* **Exercise objective**
Restate word for word the lines beginning at the one that contains "What TikZ code" and ending at the one that contains "(0,0) rectangle (689,-439);"; include both and nothing else.

* **Given records**
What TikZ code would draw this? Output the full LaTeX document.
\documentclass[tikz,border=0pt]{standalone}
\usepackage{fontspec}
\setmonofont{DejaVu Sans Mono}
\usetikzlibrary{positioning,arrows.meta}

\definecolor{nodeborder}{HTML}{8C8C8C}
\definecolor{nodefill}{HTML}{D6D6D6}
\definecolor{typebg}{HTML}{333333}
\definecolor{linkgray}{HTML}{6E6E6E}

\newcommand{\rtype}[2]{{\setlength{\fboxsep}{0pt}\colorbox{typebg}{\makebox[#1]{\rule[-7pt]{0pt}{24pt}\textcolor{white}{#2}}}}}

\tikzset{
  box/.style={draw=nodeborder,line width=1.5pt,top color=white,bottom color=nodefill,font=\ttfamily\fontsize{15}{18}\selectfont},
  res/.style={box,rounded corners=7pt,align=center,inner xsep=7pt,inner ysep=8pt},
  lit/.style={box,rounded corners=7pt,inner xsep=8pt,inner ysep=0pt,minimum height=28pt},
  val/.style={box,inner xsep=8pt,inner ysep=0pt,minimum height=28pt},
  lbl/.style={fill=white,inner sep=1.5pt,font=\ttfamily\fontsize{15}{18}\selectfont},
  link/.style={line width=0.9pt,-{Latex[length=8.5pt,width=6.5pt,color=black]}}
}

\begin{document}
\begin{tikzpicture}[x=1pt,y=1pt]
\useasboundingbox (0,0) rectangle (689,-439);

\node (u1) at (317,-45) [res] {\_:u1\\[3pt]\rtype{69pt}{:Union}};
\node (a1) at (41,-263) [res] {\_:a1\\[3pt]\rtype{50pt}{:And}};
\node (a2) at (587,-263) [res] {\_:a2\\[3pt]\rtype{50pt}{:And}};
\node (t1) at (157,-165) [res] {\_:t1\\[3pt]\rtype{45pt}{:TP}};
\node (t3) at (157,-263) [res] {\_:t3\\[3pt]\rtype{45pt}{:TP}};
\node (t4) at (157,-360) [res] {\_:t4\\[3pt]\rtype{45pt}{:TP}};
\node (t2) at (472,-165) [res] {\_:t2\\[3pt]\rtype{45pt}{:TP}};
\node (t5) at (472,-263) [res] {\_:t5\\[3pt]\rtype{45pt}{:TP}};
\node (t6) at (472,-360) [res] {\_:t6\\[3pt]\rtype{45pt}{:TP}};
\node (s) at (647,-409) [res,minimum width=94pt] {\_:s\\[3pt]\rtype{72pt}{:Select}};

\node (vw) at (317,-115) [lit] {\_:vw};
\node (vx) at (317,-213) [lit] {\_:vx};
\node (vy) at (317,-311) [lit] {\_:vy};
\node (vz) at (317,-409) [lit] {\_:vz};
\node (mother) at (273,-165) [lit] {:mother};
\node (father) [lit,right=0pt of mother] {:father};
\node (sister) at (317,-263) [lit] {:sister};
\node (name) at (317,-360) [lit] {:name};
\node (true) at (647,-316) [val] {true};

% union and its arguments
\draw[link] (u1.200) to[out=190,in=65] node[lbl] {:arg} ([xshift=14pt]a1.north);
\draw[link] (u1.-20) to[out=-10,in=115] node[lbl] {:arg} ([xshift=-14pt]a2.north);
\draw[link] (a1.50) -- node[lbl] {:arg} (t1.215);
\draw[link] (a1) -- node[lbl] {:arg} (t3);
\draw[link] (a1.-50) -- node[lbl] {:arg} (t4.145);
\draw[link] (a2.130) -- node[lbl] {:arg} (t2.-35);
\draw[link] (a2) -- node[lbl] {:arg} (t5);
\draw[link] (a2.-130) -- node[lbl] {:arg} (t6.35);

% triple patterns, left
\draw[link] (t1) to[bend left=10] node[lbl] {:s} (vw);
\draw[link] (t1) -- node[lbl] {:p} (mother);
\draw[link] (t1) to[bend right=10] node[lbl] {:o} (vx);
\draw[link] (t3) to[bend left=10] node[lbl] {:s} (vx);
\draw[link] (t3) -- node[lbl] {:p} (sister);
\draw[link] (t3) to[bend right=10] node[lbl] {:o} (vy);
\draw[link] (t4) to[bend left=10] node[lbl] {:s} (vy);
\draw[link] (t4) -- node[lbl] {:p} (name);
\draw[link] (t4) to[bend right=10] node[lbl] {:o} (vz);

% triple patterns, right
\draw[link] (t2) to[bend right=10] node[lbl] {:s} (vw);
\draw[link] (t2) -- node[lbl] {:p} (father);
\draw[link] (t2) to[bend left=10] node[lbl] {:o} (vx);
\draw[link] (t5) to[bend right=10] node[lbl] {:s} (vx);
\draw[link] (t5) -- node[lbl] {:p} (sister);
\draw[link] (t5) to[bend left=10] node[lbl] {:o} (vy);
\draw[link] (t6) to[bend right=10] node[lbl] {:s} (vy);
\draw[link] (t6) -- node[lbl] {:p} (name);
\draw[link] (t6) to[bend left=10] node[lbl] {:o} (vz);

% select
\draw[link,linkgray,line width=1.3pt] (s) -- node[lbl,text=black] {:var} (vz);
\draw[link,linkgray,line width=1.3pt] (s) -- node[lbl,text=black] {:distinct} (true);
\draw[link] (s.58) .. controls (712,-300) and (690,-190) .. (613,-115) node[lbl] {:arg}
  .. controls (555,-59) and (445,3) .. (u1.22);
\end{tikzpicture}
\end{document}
---
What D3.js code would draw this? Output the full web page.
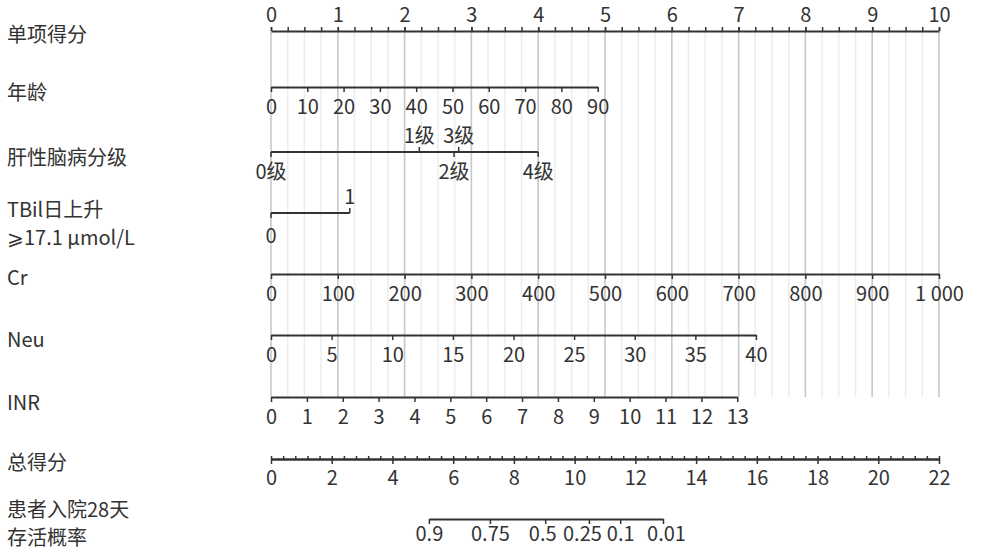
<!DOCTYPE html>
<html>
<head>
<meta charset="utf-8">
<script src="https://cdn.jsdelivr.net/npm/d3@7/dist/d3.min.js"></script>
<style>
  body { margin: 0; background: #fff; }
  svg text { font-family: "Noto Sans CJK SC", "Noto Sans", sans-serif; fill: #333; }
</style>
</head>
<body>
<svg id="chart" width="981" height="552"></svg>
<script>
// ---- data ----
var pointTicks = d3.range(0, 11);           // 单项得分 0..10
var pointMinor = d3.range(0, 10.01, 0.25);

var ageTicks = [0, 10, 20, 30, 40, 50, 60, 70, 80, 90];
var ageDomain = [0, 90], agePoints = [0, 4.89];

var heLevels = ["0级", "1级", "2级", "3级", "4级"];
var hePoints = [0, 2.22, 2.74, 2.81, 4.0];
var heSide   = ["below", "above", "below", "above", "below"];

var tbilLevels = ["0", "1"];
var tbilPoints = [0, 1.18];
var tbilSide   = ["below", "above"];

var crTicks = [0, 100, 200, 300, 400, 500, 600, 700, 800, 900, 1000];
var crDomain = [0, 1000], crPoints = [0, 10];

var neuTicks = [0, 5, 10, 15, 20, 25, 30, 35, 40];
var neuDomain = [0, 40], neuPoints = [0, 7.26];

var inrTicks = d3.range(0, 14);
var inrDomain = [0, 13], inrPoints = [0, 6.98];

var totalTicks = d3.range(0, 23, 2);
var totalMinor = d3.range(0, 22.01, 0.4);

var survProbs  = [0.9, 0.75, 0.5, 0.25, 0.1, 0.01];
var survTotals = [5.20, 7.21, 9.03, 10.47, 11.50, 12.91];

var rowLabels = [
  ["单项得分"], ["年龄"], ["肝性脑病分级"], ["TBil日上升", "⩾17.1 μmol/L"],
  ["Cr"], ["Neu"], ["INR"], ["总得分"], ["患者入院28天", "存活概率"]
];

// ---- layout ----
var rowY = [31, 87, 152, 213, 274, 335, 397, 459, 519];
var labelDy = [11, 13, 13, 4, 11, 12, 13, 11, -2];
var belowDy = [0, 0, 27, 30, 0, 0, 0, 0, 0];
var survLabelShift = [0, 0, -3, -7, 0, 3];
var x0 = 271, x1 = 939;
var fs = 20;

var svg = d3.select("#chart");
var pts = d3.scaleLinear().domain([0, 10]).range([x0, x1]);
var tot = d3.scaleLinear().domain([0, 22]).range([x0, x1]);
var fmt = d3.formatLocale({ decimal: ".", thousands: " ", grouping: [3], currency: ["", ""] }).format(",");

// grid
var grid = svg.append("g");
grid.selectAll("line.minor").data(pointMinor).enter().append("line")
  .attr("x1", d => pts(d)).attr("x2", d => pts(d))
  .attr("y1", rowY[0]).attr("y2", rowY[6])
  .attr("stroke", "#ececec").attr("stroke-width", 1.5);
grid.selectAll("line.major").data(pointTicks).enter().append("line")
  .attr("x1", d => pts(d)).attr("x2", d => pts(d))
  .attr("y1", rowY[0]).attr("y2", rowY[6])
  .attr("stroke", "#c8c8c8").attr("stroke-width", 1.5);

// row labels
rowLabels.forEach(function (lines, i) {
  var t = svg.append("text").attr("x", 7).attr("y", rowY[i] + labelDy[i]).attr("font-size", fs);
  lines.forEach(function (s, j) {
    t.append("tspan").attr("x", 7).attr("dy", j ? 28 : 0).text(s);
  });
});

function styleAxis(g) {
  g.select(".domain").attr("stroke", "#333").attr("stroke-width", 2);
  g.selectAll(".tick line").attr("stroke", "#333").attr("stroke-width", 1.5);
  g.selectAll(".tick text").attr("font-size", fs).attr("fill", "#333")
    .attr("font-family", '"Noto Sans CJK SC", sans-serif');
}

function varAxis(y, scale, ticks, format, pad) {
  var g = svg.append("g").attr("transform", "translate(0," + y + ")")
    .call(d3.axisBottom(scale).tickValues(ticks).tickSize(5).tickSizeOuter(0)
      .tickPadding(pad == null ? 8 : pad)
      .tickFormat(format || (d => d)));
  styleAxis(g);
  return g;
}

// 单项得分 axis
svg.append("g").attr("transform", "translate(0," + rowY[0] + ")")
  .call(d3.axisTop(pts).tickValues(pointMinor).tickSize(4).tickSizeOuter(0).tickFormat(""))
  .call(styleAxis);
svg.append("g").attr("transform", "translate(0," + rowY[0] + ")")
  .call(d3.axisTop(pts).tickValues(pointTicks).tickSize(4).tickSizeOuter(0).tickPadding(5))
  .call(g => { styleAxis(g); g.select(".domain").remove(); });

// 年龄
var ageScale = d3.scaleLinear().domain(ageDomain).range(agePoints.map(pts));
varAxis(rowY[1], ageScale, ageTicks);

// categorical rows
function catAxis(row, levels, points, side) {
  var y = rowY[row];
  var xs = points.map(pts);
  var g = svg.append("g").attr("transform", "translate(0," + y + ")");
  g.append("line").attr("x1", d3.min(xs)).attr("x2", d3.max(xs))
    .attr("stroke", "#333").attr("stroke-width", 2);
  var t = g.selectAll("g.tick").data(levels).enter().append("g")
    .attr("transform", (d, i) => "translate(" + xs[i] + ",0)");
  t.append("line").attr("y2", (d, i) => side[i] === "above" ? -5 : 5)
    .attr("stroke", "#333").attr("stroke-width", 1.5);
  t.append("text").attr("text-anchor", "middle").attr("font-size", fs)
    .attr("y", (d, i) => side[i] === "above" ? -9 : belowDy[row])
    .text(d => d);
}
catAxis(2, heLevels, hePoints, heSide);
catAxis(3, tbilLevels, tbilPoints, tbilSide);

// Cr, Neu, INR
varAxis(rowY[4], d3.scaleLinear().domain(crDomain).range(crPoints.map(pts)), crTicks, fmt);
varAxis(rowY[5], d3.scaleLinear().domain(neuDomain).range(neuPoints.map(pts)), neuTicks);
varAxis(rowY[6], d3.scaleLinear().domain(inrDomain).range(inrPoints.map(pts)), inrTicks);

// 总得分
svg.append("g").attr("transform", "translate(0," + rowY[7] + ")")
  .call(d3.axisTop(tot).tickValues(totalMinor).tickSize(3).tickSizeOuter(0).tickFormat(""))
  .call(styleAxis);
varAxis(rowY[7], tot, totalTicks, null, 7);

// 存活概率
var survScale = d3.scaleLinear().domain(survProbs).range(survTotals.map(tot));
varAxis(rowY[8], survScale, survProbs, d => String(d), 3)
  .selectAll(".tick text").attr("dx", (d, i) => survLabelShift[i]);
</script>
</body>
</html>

* **Worked solution**
What TikZ code would draw this? Output the full LaTeX document.
\documentclass[tikz,border=0pt]{standalone}
\usepackage{fontspec}
\setmonofont{DejaVu Sans Mono}
\usetikzlibrary{positioning,arrows.meta}

\definecolor{nodeborder}{HTML}{8C8C8C}
\definecolor{nodefill}{HTML}{D6D6D6}
\definecolor{typebg}{HTML}{333333}
\definecolor{linkgray}{HTML}{6E6E6E}

\newcommand{\rtype}[2]{{\setlength{\fboxsep}{0pt}\colorbox{typebg}{\makebox[#1]{\rule[-7pt]{0pt}{24pt}\textcolor{white}{#2}}}}}

\tikzset{
  box/.style={draw=nodeborder,line width=1.5pt,top color=white,bottom color=nodefill,font=\ttfamily\fontsize{15}{18}\selectfont},
  res/.style={box,rounded corners=7pt,align=center,inner xsep=7pt,inner ysep=8pt},
  lit/.style={box,rounded corners=7pt,inner xsep=8pt,inner ysep=0pt,minimum height=28pt},
  val/.style={box,inner xsep=8pt,inner ysep=0pt,minimum height=28pt},
  lbl/.style={fill=white,inner sep=1.5pt,font=\ttfamily\fontsize{15}{18}\selectfont},
  link/.style={line width=0.9pt,-{Latex[length=8.5pt,width=6.5pt,color=black]}}
}

\begin{document}
\begin{tikzpicture}[x=1pt,y=1pt]
\useasboundingbox (0,0) rectangle (689,-439);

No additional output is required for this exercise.